**Task description:** Show all lines holding "this".

##############################

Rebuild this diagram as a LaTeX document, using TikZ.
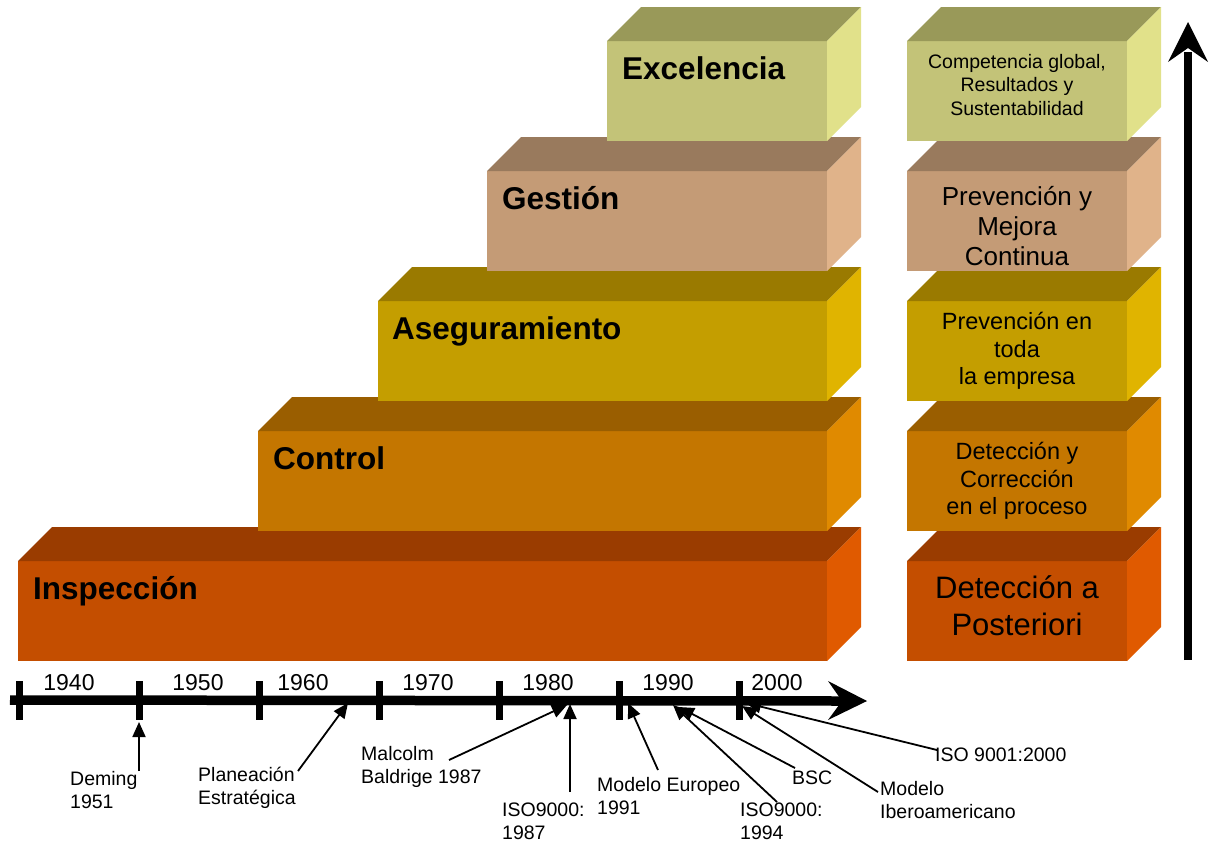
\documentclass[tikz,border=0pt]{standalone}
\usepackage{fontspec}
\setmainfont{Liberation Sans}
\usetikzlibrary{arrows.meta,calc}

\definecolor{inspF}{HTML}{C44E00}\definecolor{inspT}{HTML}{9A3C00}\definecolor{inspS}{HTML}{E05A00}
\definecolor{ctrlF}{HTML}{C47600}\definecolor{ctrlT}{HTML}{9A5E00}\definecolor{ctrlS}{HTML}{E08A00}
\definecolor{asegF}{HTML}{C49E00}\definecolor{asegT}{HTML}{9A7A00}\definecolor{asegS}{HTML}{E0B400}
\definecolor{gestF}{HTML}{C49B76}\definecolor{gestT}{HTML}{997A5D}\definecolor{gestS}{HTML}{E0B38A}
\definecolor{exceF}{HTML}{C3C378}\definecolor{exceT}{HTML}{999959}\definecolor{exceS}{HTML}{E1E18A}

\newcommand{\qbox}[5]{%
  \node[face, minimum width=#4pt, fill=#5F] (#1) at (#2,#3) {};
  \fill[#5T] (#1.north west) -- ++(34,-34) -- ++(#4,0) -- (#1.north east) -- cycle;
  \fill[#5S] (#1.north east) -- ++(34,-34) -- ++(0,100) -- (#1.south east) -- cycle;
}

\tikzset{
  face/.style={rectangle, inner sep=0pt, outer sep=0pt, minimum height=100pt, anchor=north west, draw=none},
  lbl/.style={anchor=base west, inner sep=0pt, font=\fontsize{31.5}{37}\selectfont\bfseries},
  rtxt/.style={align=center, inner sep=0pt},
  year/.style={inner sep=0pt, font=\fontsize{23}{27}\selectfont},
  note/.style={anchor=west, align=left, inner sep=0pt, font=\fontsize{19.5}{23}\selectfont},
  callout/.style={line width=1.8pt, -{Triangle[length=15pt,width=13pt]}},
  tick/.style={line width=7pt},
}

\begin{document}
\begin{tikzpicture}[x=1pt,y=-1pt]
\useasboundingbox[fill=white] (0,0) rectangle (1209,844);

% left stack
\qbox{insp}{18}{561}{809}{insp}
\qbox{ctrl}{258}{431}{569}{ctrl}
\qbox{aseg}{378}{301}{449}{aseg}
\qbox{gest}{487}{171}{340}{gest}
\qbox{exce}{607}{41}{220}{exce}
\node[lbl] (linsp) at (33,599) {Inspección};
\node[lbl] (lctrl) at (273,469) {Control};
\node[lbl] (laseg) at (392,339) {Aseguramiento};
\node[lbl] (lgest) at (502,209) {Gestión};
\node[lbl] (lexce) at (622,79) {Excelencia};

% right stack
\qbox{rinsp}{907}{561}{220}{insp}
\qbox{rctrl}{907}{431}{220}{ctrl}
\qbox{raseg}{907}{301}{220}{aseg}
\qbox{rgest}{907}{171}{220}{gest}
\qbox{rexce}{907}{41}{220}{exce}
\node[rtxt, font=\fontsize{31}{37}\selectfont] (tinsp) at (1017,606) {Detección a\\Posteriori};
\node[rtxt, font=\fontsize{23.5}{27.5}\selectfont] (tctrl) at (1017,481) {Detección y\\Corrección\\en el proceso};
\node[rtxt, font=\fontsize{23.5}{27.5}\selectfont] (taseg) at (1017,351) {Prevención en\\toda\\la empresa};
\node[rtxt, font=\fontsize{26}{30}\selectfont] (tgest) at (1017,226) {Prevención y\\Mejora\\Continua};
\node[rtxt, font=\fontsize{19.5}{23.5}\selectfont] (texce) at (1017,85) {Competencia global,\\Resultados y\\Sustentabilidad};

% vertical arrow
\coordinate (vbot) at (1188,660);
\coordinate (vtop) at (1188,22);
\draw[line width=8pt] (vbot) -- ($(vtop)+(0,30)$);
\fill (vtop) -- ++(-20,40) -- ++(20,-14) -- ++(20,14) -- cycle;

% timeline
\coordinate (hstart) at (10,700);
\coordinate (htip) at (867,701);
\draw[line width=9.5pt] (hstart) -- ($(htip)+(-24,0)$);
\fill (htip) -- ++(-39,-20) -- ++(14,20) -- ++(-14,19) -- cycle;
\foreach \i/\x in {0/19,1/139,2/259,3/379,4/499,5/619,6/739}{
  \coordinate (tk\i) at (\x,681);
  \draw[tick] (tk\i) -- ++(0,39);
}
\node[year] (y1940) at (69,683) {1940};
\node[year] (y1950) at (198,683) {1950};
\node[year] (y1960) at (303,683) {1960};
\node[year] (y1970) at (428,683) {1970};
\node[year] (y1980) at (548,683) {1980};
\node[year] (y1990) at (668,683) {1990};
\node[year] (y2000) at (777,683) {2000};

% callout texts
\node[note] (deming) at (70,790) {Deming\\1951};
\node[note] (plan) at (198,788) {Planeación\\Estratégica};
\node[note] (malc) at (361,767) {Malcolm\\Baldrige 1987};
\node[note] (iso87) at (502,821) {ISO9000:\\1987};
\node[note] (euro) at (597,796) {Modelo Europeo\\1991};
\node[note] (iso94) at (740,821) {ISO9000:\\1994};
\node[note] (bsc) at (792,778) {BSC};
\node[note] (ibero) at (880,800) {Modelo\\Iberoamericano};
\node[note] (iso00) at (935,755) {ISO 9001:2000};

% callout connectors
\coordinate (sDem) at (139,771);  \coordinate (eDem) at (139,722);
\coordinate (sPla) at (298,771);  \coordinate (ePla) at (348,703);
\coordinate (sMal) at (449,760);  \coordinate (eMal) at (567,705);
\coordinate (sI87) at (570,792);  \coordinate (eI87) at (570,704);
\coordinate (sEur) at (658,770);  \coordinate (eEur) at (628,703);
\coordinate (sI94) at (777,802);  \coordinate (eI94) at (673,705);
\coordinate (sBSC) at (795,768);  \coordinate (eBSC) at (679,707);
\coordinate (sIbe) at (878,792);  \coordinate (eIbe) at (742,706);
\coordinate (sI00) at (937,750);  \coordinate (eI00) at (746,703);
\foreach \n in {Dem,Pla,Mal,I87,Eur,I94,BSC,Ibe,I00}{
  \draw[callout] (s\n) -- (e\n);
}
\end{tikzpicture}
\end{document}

##############################

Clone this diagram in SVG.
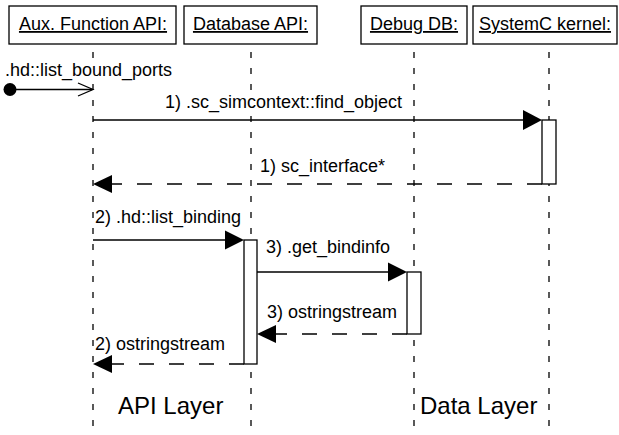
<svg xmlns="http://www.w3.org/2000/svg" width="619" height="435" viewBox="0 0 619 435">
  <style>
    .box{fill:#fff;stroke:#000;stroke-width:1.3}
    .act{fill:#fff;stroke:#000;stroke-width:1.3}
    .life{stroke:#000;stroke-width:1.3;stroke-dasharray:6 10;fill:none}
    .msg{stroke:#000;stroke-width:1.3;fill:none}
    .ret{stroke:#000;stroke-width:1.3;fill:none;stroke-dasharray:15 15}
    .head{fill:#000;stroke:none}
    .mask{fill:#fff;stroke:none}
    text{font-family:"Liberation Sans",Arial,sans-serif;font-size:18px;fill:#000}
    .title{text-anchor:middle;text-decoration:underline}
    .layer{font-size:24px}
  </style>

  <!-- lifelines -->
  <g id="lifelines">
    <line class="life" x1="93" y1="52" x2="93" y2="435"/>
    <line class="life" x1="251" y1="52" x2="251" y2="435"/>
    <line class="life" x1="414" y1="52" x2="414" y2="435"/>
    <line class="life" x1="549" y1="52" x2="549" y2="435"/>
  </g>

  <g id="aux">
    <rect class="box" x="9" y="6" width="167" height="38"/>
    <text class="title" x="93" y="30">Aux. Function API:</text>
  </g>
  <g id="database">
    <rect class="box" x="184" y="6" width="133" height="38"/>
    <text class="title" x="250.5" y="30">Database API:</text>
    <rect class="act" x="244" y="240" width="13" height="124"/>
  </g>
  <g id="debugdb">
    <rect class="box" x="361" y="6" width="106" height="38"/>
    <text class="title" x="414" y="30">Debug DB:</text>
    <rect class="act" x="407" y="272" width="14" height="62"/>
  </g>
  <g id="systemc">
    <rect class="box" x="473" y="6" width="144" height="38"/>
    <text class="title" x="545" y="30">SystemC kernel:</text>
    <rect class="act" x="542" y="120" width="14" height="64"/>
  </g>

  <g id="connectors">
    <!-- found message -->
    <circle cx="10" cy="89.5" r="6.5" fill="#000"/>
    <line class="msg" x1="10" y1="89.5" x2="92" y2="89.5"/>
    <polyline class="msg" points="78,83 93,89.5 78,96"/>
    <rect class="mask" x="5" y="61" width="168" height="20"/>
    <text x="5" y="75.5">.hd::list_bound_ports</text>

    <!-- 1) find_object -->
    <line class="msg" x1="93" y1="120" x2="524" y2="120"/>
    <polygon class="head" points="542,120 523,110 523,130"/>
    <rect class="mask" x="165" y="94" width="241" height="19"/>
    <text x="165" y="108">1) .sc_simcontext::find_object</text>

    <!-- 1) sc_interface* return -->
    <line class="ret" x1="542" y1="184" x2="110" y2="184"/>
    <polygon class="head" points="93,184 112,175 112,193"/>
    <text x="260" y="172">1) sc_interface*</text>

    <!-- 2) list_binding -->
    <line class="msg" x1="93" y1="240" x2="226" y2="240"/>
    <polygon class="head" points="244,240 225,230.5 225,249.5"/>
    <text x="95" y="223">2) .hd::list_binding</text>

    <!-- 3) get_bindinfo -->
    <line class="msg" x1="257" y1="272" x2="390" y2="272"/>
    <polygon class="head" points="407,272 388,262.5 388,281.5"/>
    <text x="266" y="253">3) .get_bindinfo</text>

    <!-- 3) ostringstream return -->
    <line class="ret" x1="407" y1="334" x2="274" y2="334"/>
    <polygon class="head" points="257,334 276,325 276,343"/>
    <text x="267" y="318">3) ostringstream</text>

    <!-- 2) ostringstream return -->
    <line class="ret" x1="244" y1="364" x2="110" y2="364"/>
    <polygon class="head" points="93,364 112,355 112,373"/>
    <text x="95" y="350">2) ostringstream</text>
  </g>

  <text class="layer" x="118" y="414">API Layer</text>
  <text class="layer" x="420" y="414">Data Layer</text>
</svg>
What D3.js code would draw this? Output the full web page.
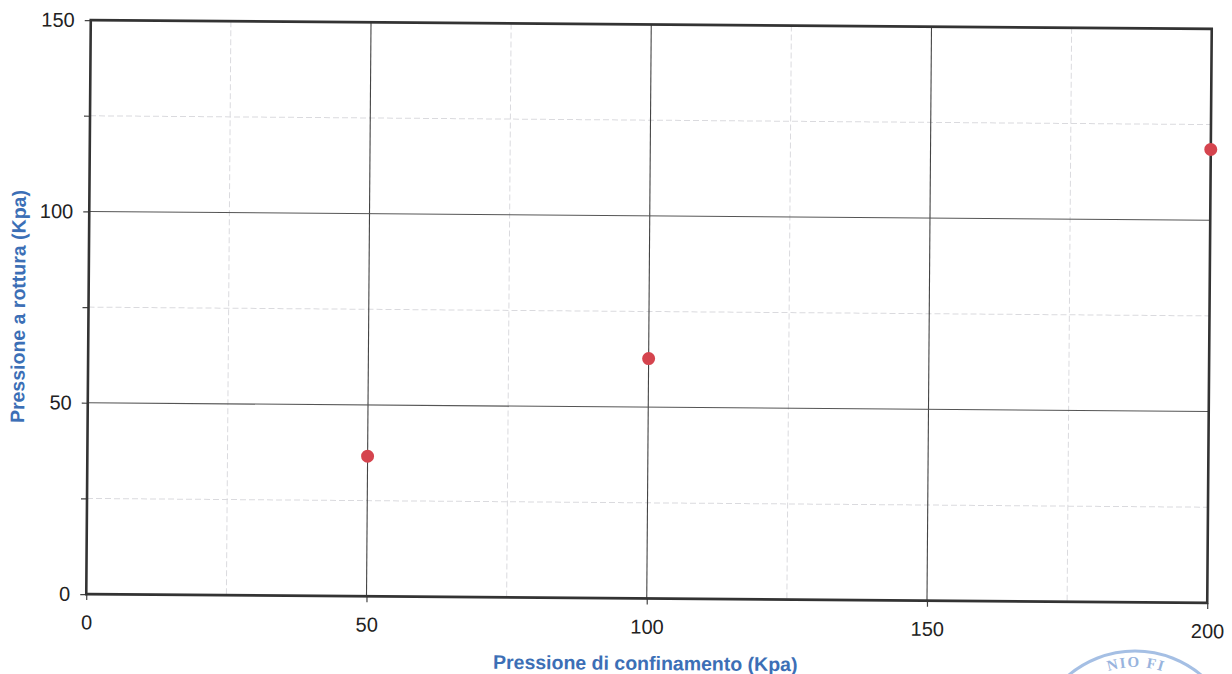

##############################

**Correct output:**
Rebuild this diagram as a LaTeX document, using TikZ.
Clone this diagram in SVG.
What D3.js code would draw this? Output the full web page.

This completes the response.